An industry source associated with one of South Korea’s major travel retailers has admitted it is not surprised by the recent announcement that Doosan Corporation is to close its Doota Duty Free store in April 2020.
According to a regulatory filing from the company seen by TRBusiness, the retailer will cease operations on 30 April 2020, joining Hanwha Group, which closed its Galleria 63 Duty Free business in Seoul this September.
The filing, which indicates duty free sales account for just 2.23% of the company’s revenue, cites the anticipated deterioration of the duty free business in terms of profitability as the main reason for its decision to close.
Located in the Doosan Tower in Dongdaemun Seoul, the Doota Duty Free store experienced a high-profile opening in May 2016. Its license was due to expire in May 2020. According to multiple local Korean and international media reports, South Korean conglomerate Hyundai Department Store Group is in talks to take over the Doota Duty Free store from Doosan Group.
It is important to point out though that duty free licences in South Korea cannot be traded between operators. Should Hyundai wish to take over the Doota Duty Free store, TRBusiness understands it would acquire one of three new downtown duty free licences up for grabs this month. As a result, the Korea Customs Service and the Licence Review Committee would grant the licence, Doota would end its operations as planned in April and Hyundai would begin trading with a new licence.
DOOTA EXIT PLAN
Reflecting on Doota’s withdrawal plans the source told TRBusiness: “The phenomenon of new players coming into the market and pulling out of the business has happened over and over again in this sector. The government encouraged downtown duty free businesses for the Asian Games in 1986 and Olympic Games in Seoul in 1988. At this point, there were 29 players in the Korean downtown duty free sector.

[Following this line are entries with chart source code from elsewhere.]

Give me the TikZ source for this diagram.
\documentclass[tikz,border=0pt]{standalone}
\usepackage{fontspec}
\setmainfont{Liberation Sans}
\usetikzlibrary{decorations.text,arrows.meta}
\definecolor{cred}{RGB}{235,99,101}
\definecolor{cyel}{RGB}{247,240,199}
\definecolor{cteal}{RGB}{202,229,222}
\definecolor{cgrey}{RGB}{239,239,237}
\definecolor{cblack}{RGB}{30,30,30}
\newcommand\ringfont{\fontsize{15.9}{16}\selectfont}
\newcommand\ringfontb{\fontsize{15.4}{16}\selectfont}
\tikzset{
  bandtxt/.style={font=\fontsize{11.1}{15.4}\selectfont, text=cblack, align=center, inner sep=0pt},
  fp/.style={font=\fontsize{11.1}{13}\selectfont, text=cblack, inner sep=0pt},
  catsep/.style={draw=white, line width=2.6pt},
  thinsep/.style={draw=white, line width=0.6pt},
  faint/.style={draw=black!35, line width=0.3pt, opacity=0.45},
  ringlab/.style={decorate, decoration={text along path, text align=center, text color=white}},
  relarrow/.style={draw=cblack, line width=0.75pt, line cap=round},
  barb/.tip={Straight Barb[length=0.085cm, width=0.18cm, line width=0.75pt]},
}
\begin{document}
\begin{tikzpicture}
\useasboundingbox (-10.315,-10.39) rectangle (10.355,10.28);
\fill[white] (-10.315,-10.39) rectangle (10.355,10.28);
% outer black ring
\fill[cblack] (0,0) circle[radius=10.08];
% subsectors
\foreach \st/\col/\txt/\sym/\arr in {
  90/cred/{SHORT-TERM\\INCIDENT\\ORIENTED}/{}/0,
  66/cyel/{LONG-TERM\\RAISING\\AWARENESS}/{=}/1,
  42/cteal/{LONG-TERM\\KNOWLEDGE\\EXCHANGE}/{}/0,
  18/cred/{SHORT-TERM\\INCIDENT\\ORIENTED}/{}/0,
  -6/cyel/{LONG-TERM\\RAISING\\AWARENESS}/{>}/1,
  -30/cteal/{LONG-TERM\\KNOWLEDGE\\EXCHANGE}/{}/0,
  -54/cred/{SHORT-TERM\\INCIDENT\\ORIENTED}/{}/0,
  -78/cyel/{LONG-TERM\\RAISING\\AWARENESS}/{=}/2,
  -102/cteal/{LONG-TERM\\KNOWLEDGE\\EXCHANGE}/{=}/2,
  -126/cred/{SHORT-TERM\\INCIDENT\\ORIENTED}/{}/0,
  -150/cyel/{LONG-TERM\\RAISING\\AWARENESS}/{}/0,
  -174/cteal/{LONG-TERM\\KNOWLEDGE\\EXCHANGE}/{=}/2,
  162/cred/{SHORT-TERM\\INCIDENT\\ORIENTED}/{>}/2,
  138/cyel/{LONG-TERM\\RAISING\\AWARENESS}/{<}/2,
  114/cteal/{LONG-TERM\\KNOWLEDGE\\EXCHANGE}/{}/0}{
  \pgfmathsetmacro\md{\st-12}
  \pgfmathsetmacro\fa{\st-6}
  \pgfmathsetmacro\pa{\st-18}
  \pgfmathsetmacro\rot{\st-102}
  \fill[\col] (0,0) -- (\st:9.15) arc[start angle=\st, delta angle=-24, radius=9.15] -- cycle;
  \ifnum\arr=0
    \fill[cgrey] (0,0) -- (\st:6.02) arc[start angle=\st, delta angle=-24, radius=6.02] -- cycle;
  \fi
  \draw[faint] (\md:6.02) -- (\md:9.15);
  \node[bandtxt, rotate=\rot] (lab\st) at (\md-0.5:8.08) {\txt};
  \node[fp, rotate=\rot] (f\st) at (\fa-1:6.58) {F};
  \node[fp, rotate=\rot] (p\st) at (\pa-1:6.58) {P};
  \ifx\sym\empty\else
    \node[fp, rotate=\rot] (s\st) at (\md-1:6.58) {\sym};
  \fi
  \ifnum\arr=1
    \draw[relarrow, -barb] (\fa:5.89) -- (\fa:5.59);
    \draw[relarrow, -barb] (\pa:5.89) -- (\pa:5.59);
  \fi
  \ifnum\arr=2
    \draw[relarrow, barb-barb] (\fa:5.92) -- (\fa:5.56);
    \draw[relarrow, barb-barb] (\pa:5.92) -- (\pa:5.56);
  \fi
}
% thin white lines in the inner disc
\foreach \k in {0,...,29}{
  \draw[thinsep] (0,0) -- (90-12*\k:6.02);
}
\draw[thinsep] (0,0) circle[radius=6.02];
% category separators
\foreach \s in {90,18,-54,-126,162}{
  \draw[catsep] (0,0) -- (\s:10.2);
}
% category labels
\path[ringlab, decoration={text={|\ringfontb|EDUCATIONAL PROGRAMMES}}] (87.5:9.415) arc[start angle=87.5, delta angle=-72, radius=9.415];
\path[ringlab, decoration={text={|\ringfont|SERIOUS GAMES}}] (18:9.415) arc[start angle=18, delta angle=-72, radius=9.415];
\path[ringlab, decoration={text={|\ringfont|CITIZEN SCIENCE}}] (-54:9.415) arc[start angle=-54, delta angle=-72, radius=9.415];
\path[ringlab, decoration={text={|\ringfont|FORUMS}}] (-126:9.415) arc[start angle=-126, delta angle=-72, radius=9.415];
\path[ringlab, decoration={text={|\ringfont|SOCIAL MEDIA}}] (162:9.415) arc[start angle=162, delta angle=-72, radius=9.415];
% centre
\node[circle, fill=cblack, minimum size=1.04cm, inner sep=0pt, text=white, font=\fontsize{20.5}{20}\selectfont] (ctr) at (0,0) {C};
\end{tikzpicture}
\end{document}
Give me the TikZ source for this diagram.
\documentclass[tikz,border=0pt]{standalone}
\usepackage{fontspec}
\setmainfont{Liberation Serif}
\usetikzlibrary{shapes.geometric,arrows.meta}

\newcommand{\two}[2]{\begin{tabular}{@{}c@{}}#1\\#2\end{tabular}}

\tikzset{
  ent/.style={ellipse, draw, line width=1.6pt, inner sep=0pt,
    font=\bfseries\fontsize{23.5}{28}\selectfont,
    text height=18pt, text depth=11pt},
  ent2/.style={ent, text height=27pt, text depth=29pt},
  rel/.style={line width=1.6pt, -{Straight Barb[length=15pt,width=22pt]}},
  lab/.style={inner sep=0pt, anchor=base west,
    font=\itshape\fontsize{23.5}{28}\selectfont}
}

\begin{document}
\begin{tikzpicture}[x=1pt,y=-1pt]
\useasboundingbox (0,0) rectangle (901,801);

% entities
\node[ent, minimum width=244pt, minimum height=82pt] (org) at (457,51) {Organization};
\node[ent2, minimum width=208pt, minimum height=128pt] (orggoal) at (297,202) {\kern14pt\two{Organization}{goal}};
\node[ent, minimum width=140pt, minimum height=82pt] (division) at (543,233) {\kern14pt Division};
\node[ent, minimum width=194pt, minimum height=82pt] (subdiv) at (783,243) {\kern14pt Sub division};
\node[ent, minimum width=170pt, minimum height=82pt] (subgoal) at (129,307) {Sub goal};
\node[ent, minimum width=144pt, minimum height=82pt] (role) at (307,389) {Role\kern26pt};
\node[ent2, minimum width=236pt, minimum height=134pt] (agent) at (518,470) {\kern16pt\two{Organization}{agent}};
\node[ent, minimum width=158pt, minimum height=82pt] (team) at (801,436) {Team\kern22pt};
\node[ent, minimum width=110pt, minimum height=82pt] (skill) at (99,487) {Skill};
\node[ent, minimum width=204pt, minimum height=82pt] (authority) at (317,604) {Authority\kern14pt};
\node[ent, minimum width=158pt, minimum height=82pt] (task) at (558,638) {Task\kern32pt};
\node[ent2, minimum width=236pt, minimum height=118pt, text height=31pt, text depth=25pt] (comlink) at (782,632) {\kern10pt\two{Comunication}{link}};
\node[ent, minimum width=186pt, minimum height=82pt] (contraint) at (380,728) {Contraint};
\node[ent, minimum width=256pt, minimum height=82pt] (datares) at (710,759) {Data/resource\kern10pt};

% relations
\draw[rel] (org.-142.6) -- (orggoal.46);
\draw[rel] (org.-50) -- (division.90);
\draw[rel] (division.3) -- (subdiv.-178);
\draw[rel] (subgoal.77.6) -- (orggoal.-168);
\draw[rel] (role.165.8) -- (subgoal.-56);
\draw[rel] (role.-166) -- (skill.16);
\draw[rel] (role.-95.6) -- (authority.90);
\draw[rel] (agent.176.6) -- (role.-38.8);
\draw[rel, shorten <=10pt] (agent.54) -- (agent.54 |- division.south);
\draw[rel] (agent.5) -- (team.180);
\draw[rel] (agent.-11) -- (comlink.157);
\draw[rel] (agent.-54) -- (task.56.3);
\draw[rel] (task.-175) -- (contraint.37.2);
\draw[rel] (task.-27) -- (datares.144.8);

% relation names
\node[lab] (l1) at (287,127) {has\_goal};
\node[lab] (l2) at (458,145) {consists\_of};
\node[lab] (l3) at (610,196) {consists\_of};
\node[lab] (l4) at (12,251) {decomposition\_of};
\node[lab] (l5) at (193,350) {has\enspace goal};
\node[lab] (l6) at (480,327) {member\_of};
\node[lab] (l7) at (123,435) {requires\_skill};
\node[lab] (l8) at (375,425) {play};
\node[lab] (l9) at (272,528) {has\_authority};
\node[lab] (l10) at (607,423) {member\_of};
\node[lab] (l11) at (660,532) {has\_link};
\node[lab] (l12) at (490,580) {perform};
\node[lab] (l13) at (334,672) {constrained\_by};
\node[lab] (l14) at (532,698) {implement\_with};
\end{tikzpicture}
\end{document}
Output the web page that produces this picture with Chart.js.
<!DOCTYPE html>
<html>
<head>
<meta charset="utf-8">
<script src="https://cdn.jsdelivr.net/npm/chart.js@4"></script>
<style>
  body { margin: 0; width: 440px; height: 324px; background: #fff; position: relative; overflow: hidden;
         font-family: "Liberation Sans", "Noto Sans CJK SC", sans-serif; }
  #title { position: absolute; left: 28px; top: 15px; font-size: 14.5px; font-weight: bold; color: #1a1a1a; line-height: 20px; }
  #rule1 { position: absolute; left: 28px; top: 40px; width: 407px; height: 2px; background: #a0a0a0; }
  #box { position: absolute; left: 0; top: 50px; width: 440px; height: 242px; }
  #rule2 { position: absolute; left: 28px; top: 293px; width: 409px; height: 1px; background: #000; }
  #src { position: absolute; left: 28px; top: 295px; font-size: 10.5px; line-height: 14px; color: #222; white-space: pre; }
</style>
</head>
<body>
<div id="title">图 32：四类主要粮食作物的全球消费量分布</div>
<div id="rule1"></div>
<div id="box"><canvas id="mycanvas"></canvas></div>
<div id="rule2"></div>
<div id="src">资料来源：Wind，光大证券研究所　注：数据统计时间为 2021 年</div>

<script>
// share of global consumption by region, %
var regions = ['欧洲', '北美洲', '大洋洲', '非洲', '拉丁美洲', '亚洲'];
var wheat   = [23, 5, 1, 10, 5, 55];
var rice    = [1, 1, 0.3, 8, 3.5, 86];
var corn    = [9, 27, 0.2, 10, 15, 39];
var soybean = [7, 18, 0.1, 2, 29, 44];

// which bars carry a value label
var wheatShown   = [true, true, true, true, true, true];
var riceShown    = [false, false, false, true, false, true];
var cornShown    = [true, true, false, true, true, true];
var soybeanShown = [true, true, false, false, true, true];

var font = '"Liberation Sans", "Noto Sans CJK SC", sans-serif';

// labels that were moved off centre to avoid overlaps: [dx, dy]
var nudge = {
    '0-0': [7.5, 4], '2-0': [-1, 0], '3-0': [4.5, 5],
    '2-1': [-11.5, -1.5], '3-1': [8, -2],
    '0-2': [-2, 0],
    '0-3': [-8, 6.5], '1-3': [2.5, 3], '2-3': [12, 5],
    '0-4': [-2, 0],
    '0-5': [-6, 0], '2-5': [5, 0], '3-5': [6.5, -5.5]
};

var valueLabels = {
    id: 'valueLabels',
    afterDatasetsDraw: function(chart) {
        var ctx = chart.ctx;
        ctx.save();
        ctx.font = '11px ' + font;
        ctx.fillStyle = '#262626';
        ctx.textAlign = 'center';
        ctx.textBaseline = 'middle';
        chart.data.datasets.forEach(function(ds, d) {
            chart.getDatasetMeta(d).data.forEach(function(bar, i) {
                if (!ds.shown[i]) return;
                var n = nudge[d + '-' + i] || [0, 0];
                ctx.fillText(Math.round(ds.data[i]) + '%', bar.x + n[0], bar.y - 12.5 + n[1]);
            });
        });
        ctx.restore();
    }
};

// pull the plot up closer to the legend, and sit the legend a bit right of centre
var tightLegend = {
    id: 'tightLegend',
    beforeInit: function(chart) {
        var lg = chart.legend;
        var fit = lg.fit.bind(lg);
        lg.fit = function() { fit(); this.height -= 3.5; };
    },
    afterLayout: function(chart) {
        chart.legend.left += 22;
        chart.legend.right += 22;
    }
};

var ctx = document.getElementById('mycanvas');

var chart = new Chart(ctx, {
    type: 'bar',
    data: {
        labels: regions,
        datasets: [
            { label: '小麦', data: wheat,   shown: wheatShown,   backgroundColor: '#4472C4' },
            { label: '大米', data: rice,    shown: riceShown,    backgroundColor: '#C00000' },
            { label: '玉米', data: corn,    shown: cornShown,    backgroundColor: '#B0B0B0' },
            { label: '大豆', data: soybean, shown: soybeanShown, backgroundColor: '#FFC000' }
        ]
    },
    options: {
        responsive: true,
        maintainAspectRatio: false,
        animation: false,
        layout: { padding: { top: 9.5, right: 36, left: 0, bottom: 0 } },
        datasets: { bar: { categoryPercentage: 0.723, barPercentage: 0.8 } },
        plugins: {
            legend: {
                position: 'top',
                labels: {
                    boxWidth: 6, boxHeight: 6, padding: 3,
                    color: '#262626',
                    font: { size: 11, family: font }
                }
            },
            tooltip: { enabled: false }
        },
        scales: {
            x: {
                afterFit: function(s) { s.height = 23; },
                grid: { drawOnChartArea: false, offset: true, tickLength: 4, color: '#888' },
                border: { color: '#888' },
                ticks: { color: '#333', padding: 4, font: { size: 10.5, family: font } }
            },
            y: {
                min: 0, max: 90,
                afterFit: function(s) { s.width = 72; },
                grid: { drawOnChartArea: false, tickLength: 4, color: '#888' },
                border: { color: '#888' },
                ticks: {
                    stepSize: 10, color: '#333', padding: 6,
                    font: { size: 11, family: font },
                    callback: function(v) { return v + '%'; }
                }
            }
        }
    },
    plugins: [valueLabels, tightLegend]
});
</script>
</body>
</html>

“As the number of foreign tourists plunged due to the Japanese asset price bubble and Severe Acute Respiratory Syndrome SARS, only 10 operators survived. A few years later, seven more players entered the market, as Chinese group tourists flooded into Korea, but the outbreak of the Middle East Respiratory Syndrome prompted many of the new players to return their licences. Now, following on from the THAAD dispute it has become so hard for those without a relevant driving force to survive.”
According to the source, the location of the Doota Duty Free store may not have been conducive to strong sales. “The current Korean duty free industry, where Daigou business has become the mainstream, revolves around the Myeongdong area. It is so hard for a travel retailer to survive if it does not have a downtown store in this area.”
Back in February, TRBusiness revealed the e-commerce law, implemented on 1 January 2019 to regulate China’s online luxury sales market was having no real adverse on South Korean duty free and travel retail revenues.
Offering a more up-to-date assessment of the impact of the e-commerce law, the source said: “Before the implementation of the e-commerce law, there used to be many Daigous who did not report their purchases when returning to their home country to avoid paying tax.
“The market now has reorganised as large Daigou companies capable of pay tax have taken over the market. There were about 500 Daigou agencies in the Korean market before the e-commerce law was introduced. Now, only about 10 agencies have survived. We can assume the uncertainty surrounding this new law has been mostly ironed out.”
The risk, however, remains apparent the source emphasised: “The Chinese government may come up with stricter laws and regulations towards Daigous. Should this be the case, the global travel retail industry will be affected. Nothing is predictable with the Daigou business. That is why it is so important to avoid relying on it.”